Well, if her first novel in the apparently extremely popular series is any indication, a lot of you were slightly off.

THE CATER STREET HANGMAN is the story of the first meeting of Charlotte Ellison, a daughter of a moderately well to do well placed family in Victorian society and the gruff, rather ruffian Police Inspector Pitt, injecting himself into the lives of the Ellison family due to the murders of several young women in a serial style near the Ellison home.  As the mystery unfolds with the practiced, plodding diligence of a Victorian matriarch relating all her forgotten loves, Perry also gives a fantastic glance into the inner workings of a family and a neighborhood during this era.   She shows the veritable caste system that existed while simultaneously illustrating how people, particularly young adults, bucked and pulled at the system, trying to sow oats while staying between the rigid lines set for them.  She uses the Ellison girls, Charlotte and her two sisters, to do this throughout the book and does it quite well.

Charlotte by far is the most engaging character in HANGMAN.  Clearly born in the wrong time, she is headstrong, plain spoken, and uncomfortable being restrained by frills and lace.  When faced with Inspector Pitt, however, she relies on the trappings of her society to protect her from strange feelings she has for him, revulsion bordering on attraction.    By the time the mystery is resolved, she still resists the urge, the draw to Pitt, but it's clear that will not last much longer.

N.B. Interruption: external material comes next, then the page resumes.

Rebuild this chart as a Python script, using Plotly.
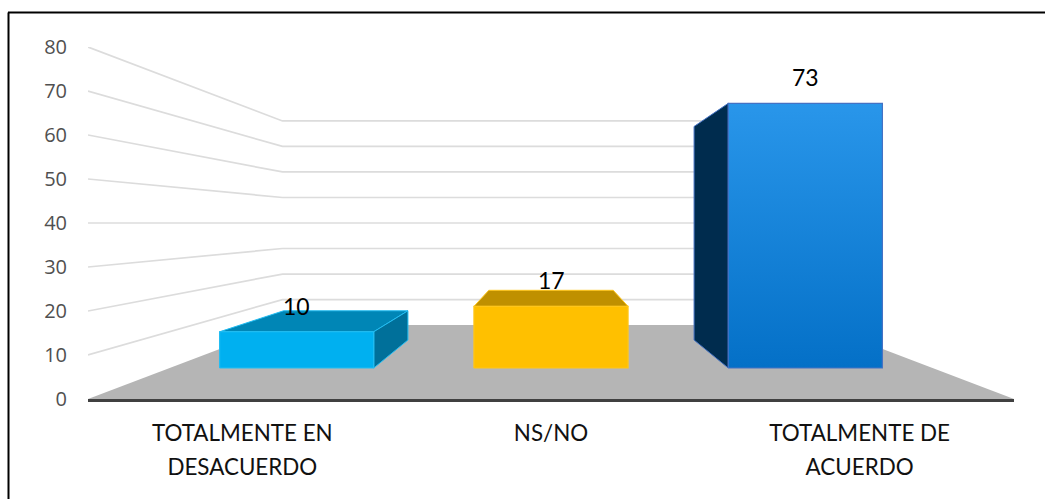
import plotly.graph_objects as go

# Data
categories = ["TOTALMENTE EN<br>DESACUERDO", "NS/NO", "TOTALMENTE DE<br>ACUERDO"]
values = [10, 17, 73]
y_ticks = [0, 10, 20, 30, 40, 50, 60, 70, 80]

front_colors = ["#00B0F0", "#FFC000", None]
top_colors = ["#0086B6", "#BF9000", "#1A6FB5"]
side_colors = ["#00709A", "#8F6C00", "#002C4E"]
edge_colors = ["#22BDF2", "#FFC61A", "#4472C4"]
gradient_bar3 = [[0, "#0470C7"], [1, "#2996EA"]]

# Oblique 3-D projection into the axis' own units
VP_X, VP_Y = 1.0, 40.0          # vanishing point: centre category, value 40
S_WALL = 0.58                   # scale of the back wall
S_BAR_FRONT = 0.824             # scale of a column's front face
S_BAR_BACK = 0.665              # scale of a column's back face
HALF_W = 0.303                  # half a column, in category units


def proj(x, v, s):
    return VP_X + (x - VP_X) * s, VP_Y + (v - VP_Y) * s


def poly(points, fill, line=None, width=1, gradient=None):
    xs = [p[0] for p in points] + [points[0][0]]
    ys = [p[1] for p in points] + [points[0][1]]
    kw = dict(fillgradient=gradient) if gradient else dict(fillcolor=fill)
    return go.Scatter(
        x=xs, y=ys, mode="lines", fill="toself",
        line=dict(color=line or "rgba(0,0,0,0)", width=width),
        hoverinfo="skip", showlegend=False, **kw,
    )


fig = go.Figure()

# Floor
x_lo, x_hi = -0.5, 2.5
fig.add_trace(poly(
    [proj(x_lo, 0, 1), proj(x_hi, 0, 1), proj(x_hi, 0, S_WALL), proj(x_lo, 0, S_WALL)],
    "#B5B5B5",
))

# Gridlines on side and back walls
gx, gy = [], []
for t in y_ticks[1:]:
    for p in (proj(x_lo, t, 1), proj(x_lo, t, S_WALL), proj(x_hi, t, S_WALL)):
        gx.append(p[0])
        gy.append(p[1])
    gx.append(None)
    gy.append(None)
fig.add_trace(go.Scatter(
    x=gx, y=gy, mode="lines", line=dict(color="#DCDCDC", width=1.7),
    hoverinfo="skip", showlegend=False,
))

# Columns
for i, v in enumerate(values):
    l, r = i - HALF_W, i + HALF_W
    if v < VP_Y:
        fig.add_trace(poly(
            [proj(l, v, S_BAR_FRONT), proj(r, v, S_BAR_FRONT),
             proj(r, v, S_BAR_BACK), proj(l, v, S_BAR_BACK)],
            top_colors[i], edge_colors[i],
        ))
    if r < VP_X:
        fig.add_trace(poly(
            [proj(r, 0, S_BAR_FRONT), proj(r, v, S_BAR_FRONT),
             proj(r, v, S_BAR_BACK), proj(r, 0, S_BAR_BACK)],
            side_colors[i], edge_colors[i],
        ))
    if l > VP_X:
        fig.add_trace(poly(
            [proj(l, 0, S_BAR_FRONT), proj(l, v, S_BAR_FRONT),
             proj(l, v, S_BAR_BACK), proj(l, 0, S_BAR_BACK)],
            side_colors[i], edge_colors[i],
        ))
    grad = dict(type="vertical", colorscale=gradient_bar3) if front_colors[i] is None else None
    fig.add_trace(poly(
        [proj(l, 0, S_BAR_FRONT), proj(r, 0, S_BAR_FRONT),
         proj(r, v, S_BAR_FRONT), proj(l, v, S_BAR_FRONT)],
        front_colors[i], edge_colors[i], 1.2, grad,
    ))
    lx, ly = proj(i, v, S_BAR_FRONT)
    fig.add_annotation(
        x=lx, y=ly, text=str(v), showarrow=False, yanchor="middle", yshift=26,
        font=dict(family="Lato", size=23, color="#000000"),
    )

# Category labels: the larger base size sets the wide line spacing of the original
tick_text = ["<br>".join('<span style="font-size:22.4px">' + part + "</span>"
                         for part in c.split("<br>")) for c in categories]

fig.update_layout(
    width=1045, height=499,
    autosize=False,
    margin=dict(l=88, r=31, t=47, b=100, pad=0),
    paper_bgcolor="#FFFFFF",
    plot_bgcolor="#FFFFFF",
    showlegend=False,
    xaxis=dict(
        range=[x_lo, x_hi], tickmode="array", tickvals=[0, 1, 2], ticktext=tick_text,
        tickangle=0, showgrid=False, zeroline=False, showline=True,
        linecolor="#404040", linewidth=3, ticks="", ticklabelstandoff=9,
        tickfont=dict(family="Lato", size=25.4, color="#111111"),
    ),
    yaxis=dict(
        range=[0, 80], tickmode="array", tickvals=y_ticks,
        showgrid=False, zeroline=False, showline=False, ticks="",
        ticklabelstandoff=20,
        tickfont=dict(family="Open Sans", size=20, color="#505050"),
    ),
    shapes=[
        dict(type="line", xref="paper", yref="paper",
             x0=(8.5 - 88) / 926, x1=(8.5 - 88) / 926, y0=(399 - 499) / 352, y1=(399 - 12.5) / 352,
             line=dict(color="#000000", width=2)),
        dict(type="line", xref="paper", yref="paper",
             x0=(8 - 88) / 926, x1=(1045 - 88) / 926, y0=(399 - 12.5) / 352, y1=(399 - 12.5) / 352,
             line=dict(color="#000000", width=2)),
    ],
)

fig.write_html("out.html", config=dict(displayModeBar=False),
               post_script="document.body.style.margin='0';")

Now, having said all that, notice I barely discuss the mystery (it's paper thin and lost in the societal machinations and moanings and its solution is telegraphed way early) or any action (almost a total lack thereof, honestly) that the book contains.  The plot is solid enough, but moves at a snail's pace.  As mentioned previously, the truly interesting character of Charlotte stands out from the other Victorian shades around her, so there's not a lot to draw a New Pulp reader in via the characters.   Pitt's likable enough, but the tension between he and Charlotte is pedestrian at best.

A decent read if you're interested in traditionally written Victorian mysteries? Yes.  New Pulp?  Not for this reader.

THREE OUT OF FIVE TIPS OF HANCOCK'S HAT- Perry's grasp on the Victorian Era earns it at least that much.